Goal
Begin with the first line of the material and copy each line word for word through the line that contains "var regions = [blueRegion, greenRegion, orangeRegion];"; the pictures are left out.

— begin Dataset excerpt —

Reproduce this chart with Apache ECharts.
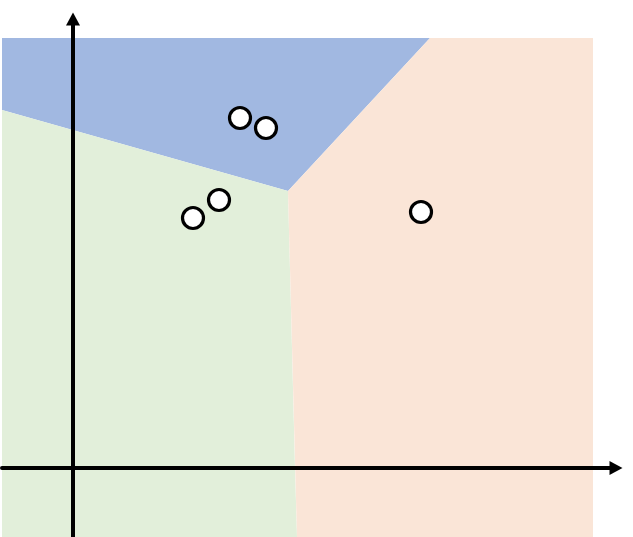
<!DOCTYPE html>
<html>
<head>
<meta charset="utf-8">
<script src="https://cdn.jsdelivr.net/npm/echarts@6/dist/echarts.min.js"></script>
<style>html,body{margin:0;padding:0;background:#fff}#c{width:633px;height:537px}</style>
</head>
<body>
<div id="c"></div>
<script>
// Data (units: arbitrary plane coordinates, origin where the arrows cross)
var points = [[1.67, 3.50], [1.93, 3.40], [1.46, 2.68], [1.20, 2.50], [3.48, 2.56]];
var blueRegion = [[-0.71, 4.30], [3.57, 4.30], [2.15, 2.77], [-0.71, 3.58]];
var greenRegion = [[-0.71, 3.58], [2.15, 2.77], [2.22, 0], [2.24, -0.69], [-0.71, -0.69]];
var orangeRegion = [[3.57, 4.30], [5.20, 4.30], [5.20, -0.69], [2.24, -0.69], [2.15, 2.77]];
var regionColors = ['#a1b8e1', '#e2efda', '#fae5d7'];
var xRange = [-0.71, 5.43];
var yRange = [-0.69, 4.49];

var regions = [blueRegion, greenRegion, orangeRegion];

var chart = echarts.init(document.getElementById('c'), null, {renderer: 'canvas'});
chart.setOption({
  animation: false,
  grid: {left: 2, right: 17, top: 19, bottom: 0, containLabel: false},
  xAxis: {
    type: 'value', min: xRange[0], max: xRange[1], z: 5,
    axisLine: {show: true, onZero: true, symbol: ['none', 'triangle'], symbolSize: [14, 13],
      lineStyle: {color: '#000', width: 4}},
    axisTick: {show: false}, axisLabel: {show: false}, splitLine: {show: false}
  },
  yAxis: {
    type: 'value', min: yRange[0], max: yRange[1], z: 5,
    axisLine: {show: true, onZero: true, symbol: ['none', 'triangle'], symbolSize: [14, 13],
      lineStyle: {color: '#000', width: 4}},
    axisTick: {show: false}, axisLabel: {show: false}, splitLine: {show: false}
  },
  series: [
    {
      type: 'custom',
      z: 1,
      data: regions.map(function (r, i) { return [i]; }),
      renderItem: function (params, api) {
        var idx = api.value(0);
        var pts = regions[idx].map(function (p) { return api.coord(p); });
        return {
          type: 'polygon',
          shape: {points: pts},
          style: {fill: regionColors[idx], stroke: null}
        };
      },
      silent: true
    },
    {
      type: 'scatter',
      z: 10,
      data: points,
      symbol: 'circle',
      symbolSize: 21,
      itemStyle: {color: '#fff', borderColor: '#000', borderWidth: 3.2, opacity: 1}
    }
  ]
});
</script>
</body>
</html>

— end Dataset excerpt —

Written solution
Reproduce this chart with Apache ECharts.
<!DOCTYPE html>
<html>
<head>
<meta charset="utf-8">
<script src="https://cdn.jsdelivr.net/npm/echarts@6/dist/echarts.min.js"></script>
<style>html,body{margin:0;padding:0;background:#fff}#c{width:633px;height:537px}</style>
</head>
<body>
<div id="c"></div>
<script>
// Data (units: arbitrary plane coordinates, origin where the arrows cross)
var points = [[1.67, 3.50], [1.93, 3.40], [1.46, 2.68], [1.20, 2.50], [3.48, 2.56]];
var blueRegion = [[-0.71, 4.30], [3.57, 4.30], [2.15, 2.77], [-0.71, 3.58]];
var greenRegion = [[-0.71, 3.58], [2.15, 2.77], [2.22, 0], [2.24, -0.69], [-0.71, -0.69]];
var orangeRegion = [[3.57, 4.30], [5.20, 4.30], [5.20, -0.69], [2.24, -0.69], [2.15, 2.77]];
var regionColors = ['#a1b8e1', '#e2efda', '#fae5d7'];
var xRange = [-0.71, 5.43];
var yRange = [-0.69, 4.49];

var regions = [blueRegion, greenRegion, orangeRegion];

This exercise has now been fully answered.